[Plotting code records]
((

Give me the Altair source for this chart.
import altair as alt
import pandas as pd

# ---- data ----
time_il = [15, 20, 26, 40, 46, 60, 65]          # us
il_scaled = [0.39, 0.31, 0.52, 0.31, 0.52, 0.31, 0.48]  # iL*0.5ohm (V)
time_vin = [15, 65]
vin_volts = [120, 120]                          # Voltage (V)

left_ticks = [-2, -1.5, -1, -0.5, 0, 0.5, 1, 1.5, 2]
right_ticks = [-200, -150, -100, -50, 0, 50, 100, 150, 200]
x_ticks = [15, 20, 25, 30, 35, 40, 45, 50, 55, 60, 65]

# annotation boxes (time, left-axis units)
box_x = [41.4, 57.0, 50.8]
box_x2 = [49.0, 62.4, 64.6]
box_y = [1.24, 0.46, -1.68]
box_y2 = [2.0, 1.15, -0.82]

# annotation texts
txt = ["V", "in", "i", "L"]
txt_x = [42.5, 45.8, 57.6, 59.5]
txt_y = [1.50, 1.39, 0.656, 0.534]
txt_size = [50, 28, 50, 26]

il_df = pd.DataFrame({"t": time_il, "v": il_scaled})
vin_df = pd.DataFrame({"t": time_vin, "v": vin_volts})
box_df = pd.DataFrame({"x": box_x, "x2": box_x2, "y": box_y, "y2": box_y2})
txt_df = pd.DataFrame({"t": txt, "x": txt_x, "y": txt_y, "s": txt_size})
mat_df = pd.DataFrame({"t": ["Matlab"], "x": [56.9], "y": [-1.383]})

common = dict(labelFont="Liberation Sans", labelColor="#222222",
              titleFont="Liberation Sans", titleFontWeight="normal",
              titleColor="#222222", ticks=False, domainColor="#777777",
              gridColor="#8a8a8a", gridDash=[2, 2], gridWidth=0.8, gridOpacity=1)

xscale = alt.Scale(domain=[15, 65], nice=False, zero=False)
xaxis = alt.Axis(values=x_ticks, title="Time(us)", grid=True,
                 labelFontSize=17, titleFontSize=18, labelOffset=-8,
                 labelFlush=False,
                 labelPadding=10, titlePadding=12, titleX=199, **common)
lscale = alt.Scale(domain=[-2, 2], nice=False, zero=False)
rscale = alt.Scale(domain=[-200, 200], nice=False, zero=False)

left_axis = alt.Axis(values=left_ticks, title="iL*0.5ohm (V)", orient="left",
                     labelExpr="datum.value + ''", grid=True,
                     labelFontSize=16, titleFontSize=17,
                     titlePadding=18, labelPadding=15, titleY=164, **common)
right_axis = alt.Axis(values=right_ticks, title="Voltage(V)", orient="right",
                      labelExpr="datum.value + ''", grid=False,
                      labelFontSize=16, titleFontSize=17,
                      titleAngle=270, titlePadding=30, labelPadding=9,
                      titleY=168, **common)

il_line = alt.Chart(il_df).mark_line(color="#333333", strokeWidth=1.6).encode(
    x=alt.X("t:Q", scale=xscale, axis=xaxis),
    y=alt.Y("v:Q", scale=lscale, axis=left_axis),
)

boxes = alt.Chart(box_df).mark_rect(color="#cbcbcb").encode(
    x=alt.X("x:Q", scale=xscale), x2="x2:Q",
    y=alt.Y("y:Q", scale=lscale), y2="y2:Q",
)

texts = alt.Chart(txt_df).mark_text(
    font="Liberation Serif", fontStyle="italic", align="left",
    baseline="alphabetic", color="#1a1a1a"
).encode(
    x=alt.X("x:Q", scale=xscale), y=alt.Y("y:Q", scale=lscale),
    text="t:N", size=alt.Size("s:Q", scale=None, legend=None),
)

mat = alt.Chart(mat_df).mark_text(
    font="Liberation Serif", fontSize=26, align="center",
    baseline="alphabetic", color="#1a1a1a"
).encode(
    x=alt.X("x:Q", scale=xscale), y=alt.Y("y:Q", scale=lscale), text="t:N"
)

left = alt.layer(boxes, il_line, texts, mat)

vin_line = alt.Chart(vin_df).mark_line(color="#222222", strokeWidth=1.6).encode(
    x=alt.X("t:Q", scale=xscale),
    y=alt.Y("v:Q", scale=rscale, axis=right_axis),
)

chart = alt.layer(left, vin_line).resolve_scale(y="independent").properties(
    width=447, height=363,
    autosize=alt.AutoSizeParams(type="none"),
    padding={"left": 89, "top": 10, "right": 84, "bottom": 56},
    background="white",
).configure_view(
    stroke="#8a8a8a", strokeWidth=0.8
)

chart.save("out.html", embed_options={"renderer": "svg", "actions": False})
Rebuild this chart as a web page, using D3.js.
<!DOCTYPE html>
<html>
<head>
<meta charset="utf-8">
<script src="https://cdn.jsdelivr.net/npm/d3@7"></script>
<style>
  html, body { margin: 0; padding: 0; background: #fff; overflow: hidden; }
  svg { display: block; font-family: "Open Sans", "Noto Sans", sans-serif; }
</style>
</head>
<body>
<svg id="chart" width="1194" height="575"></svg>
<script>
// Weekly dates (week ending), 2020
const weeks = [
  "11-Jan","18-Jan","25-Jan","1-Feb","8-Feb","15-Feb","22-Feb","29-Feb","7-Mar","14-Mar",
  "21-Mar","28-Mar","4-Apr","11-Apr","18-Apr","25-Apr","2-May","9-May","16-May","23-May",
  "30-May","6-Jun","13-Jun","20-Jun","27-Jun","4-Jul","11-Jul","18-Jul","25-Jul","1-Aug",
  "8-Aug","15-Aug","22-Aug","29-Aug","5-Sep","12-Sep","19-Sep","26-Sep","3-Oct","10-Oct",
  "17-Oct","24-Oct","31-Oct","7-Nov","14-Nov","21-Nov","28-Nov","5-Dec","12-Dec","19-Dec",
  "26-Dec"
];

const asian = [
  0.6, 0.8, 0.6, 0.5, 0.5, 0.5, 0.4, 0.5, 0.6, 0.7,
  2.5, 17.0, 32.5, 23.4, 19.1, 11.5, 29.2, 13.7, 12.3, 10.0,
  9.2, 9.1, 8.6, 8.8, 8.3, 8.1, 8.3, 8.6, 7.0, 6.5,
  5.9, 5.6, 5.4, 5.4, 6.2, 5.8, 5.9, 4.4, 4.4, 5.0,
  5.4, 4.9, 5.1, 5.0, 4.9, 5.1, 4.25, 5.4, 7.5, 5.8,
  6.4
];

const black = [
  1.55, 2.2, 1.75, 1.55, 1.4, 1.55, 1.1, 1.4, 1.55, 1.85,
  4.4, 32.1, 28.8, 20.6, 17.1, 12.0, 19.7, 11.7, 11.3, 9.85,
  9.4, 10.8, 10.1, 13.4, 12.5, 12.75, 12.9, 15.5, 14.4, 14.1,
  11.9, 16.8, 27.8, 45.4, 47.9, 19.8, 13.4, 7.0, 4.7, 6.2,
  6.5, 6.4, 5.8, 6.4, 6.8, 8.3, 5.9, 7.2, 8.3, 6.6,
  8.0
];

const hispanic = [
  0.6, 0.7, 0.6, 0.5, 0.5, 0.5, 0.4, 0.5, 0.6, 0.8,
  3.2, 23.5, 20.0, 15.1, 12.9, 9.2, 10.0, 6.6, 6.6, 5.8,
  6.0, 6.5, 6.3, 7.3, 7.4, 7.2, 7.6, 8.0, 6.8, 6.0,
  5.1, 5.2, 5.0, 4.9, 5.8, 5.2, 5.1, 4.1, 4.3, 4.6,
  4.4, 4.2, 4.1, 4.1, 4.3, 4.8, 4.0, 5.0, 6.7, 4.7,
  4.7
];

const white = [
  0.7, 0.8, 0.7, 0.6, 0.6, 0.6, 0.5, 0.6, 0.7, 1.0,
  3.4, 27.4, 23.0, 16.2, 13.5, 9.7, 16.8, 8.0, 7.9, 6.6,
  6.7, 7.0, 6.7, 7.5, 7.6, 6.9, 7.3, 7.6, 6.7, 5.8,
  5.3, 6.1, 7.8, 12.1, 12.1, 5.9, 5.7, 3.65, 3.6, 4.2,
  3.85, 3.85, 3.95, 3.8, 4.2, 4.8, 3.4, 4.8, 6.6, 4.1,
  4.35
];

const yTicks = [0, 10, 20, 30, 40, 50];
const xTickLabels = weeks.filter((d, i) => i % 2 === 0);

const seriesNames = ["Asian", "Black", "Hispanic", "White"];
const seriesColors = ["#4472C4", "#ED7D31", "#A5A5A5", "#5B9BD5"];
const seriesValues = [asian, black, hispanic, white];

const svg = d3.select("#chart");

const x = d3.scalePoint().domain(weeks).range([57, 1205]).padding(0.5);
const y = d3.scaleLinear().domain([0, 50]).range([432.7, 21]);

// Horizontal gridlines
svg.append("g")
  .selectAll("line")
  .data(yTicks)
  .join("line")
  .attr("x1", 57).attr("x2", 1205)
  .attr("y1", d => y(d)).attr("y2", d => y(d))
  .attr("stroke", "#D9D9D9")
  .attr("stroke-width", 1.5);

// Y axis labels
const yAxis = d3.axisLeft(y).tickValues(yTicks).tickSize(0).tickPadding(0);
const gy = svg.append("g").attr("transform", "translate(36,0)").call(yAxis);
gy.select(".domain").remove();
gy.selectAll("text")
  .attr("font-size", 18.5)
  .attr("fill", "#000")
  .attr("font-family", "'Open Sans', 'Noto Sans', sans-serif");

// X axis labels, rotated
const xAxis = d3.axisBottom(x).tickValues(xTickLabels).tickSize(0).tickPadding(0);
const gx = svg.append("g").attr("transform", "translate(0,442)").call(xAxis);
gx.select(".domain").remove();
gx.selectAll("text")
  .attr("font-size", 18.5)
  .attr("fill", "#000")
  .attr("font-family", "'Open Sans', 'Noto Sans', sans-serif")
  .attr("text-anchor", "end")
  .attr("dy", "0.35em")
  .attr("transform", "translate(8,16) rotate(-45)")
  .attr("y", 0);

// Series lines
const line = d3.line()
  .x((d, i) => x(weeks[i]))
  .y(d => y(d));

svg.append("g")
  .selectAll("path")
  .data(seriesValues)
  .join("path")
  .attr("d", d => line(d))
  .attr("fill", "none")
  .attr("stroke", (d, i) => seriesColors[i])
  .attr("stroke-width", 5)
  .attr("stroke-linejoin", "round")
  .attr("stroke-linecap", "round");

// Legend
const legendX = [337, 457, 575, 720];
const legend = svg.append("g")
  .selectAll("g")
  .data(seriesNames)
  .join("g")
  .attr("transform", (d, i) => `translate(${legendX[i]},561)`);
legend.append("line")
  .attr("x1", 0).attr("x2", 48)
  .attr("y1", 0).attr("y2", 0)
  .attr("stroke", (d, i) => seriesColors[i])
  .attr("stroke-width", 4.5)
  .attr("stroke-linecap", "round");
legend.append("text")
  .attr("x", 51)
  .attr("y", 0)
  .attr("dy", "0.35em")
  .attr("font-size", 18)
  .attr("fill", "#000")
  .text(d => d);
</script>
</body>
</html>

))

_Your instructions_
Filter the listing above by the word "this"; copy each line that passes.

_Task result_
Give me the Altair source for this chart.
Rebuild this chart as a web page, using D3.js.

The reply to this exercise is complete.